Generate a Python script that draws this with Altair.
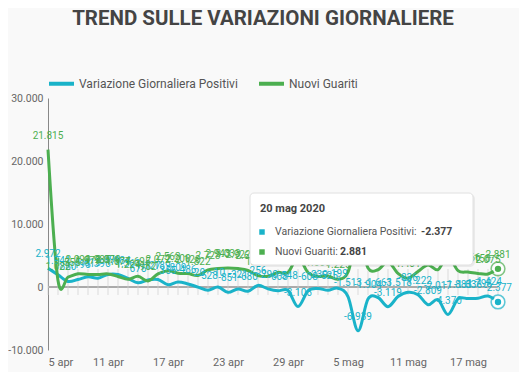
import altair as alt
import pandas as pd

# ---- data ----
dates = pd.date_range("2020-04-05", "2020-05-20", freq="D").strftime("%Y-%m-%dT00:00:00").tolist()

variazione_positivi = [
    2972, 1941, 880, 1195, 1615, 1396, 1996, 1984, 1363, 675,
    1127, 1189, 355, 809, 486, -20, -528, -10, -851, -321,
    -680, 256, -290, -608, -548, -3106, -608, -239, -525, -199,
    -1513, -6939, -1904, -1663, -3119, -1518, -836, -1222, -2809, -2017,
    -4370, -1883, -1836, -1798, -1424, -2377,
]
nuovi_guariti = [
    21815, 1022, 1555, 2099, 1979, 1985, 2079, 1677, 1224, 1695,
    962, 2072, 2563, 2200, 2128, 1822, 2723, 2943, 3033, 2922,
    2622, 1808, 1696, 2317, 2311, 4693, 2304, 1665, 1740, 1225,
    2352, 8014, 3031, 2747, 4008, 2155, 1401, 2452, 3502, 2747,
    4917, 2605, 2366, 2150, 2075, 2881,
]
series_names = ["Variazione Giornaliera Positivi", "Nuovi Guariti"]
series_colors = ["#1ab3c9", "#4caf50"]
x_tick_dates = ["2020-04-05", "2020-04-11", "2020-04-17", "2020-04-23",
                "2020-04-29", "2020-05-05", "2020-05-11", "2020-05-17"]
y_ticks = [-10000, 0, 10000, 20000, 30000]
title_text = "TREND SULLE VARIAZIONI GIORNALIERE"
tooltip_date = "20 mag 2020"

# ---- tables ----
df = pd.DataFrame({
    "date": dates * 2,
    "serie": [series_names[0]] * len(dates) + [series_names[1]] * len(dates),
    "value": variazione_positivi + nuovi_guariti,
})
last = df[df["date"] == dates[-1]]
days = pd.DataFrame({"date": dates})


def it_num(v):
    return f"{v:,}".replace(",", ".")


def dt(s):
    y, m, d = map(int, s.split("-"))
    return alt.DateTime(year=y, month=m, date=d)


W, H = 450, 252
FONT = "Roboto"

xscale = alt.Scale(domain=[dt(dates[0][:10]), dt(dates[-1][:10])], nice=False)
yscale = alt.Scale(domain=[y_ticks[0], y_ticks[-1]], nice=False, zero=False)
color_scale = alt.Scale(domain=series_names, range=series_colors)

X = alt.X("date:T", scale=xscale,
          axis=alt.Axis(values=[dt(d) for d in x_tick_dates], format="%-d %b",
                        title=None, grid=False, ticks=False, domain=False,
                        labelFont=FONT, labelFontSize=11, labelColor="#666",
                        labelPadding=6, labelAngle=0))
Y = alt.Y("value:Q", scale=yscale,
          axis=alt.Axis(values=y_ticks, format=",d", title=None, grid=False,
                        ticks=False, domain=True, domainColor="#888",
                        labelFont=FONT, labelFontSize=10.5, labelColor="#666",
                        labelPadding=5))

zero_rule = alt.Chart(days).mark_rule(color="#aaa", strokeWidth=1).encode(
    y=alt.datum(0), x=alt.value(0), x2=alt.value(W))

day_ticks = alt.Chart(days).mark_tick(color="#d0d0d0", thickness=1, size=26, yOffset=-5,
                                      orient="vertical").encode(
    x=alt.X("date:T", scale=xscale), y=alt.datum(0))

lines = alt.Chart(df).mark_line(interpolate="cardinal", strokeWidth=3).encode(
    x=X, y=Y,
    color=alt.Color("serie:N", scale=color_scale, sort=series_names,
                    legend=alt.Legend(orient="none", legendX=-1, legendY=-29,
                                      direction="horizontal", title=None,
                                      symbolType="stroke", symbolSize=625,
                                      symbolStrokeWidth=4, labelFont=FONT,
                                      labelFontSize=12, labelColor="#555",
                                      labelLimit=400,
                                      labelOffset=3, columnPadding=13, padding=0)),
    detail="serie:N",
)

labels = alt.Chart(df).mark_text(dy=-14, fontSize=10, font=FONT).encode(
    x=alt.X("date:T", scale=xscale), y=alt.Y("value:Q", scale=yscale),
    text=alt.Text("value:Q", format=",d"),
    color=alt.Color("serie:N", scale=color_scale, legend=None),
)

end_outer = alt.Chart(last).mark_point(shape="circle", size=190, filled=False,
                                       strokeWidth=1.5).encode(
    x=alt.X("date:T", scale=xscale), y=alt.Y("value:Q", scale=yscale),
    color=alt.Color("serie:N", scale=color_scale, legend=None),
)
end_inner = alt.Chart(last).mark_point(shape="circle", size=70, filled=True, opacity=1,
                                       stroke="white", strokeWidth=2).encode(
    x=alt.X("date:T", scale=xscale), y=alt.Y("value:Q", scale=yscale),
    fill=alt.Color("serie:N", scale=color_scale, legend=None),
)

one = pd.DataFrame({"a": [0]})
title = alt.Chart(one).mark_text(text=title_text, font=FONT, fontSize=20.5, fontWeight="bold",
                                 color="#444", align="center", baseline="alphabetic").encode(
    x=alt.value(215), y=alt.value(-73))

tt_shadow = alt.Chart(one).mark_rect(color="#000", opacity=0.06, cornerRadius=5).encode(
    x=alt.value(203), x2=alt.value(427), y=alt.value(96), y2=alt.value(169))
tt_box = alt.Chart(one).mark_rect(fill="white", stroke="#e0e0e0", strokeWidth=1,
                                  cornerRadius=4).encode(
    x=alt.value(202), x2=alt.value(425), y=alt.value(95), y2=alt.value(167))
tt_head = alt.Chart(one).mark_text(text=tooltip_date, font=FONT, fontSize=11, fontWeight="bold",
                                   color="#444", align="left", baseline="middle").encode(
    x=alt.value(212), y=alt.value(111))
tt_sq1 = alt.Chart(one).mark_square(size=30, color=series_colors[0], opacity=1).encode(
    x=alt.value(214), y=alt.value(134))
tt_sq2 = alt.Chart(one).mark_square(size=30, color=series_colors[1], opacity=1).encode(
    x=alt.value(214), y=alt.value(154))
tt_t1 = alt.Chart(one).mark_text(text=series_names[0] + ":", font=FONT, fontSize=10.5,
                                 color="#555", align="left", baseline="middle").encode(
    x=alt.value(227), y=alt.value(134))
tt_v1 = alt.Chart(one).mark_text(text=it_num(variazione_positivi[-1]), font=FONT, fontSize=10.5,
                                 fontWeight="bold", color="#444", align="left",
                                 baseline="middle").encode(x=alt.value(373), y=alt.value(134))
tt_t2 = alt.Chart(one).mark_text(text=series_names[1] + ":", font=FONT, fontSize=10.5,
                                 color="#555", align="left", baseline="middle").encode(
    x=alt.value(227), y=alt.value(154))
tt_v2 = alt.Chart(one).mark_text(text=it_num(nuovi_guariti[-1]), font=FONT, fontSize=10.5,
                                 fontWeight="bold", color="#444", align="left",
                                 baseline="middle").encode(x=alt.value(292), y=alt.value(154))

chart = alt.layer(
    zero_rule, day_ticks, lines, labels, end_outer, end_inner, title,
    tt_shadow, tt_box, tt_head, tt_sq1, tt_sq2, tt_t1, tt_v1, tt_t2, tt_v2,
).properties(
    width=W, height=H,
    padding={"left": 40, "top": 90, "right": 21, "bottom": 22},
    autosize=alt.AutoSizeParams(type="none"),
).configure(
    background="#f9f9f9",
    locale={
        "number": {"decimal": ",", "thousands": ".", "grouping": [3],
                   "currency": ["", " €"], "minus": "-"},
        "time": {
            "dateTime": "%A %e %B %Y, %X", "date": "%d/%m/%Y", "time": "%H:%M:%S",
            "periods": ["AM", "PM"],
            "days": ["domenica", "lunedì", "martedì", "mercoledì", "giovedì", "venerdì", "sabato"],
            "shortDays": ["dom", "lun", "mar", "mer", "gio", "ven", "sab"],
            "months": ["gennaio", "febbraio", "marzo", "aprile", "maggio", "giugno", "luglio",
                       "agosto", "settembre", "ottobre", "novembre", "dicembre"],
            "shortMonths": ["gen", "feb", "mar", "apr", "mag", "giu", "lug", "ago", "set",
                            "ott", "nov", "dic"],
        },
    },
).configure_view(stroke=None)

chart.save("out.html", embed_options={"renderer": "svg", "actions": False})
-----
# Exercise aim
Could the lines from the top of the material through the line with "return alt.DateTime(year=y, month=m, date=d)" be repeated exactly, pictures left out?

# Result of this task
Generate a Python script that draws this with Altair.
import altair as alt
import pandas as pd

# ---- data ----
dates = pd.date_range("2020-04-05", "2020-05-20", freq="D").strftime("%Y-%m-%dT00:00:00").tolist()

variazione_positivi = [
    2972, 1941, 880, 1195, 1615, 1396, 1996, 1984, 1363, 675,
    1127, 1189, 355, 809, 486, -20, -528, -10, -851, -321,
    -680, 256, -290, -608, -548, -3106, -608, -239, -525, -199,
    -1513, -6939, -1904, -1663, -3119, -1518, -836, -1222, -2809, -2017,
    -4370, -1883, -1836, -1798, -1424, -2377,
]
nuovi_guariti = [
    21815, 1022, 1555, 2099, 1979, 1985, 2079, 1677, 1224, 1695,
    962, 2072, 2563, 2200, 2128, 1822, 2723, 2943, 3033, 2922,
    2622, 1808, 1696, 2317, 2311, 4693, 2304, 1665, 1740, 1225,
    2352, 8014, 3031, 2747, 4008, 2155, 1401, 2452, 3502, 2747,
    4917, 2605, 2366, 2150, 2075, 2881,
]
series_names = ["Variazione Giornaliera Positivi", "Nuovi Guariti"]
series_colors = ["#1ab3c9", "#4caf50"]
x_tick_dates = ["2020-04-05", "2020-04-11", "2020-04-17", "2020-04-23",
                "2020-04-29", "2020-05-05", "2020-05-11", "2020-05-17"]
y_ticks = [-10000, 0, 10000, 20000, 30000]
title_text = "TREND SULLE VARIAZIONI GIORNALIERE"
tooltip_date = "20 mag 2020"

# ---- tables ----
df = pd.DataFrame({
    "date": dates * 2,
    "serie": [series_names[0]] * len(dates) + [series_names[1]] * len(dates),
    "value": variazione_positivi + nuovi_guariti,
})
last = df[df["date"] == dates[-1]]
days = pd.DataFrame({"date": dates})


def it_num(v):
    return f"{v:,}".replace(",", ".")


def dt(s):
    y, m, d = map(int, s.split("-"))
    return alt.DateTime(year=y, month=m, date=d)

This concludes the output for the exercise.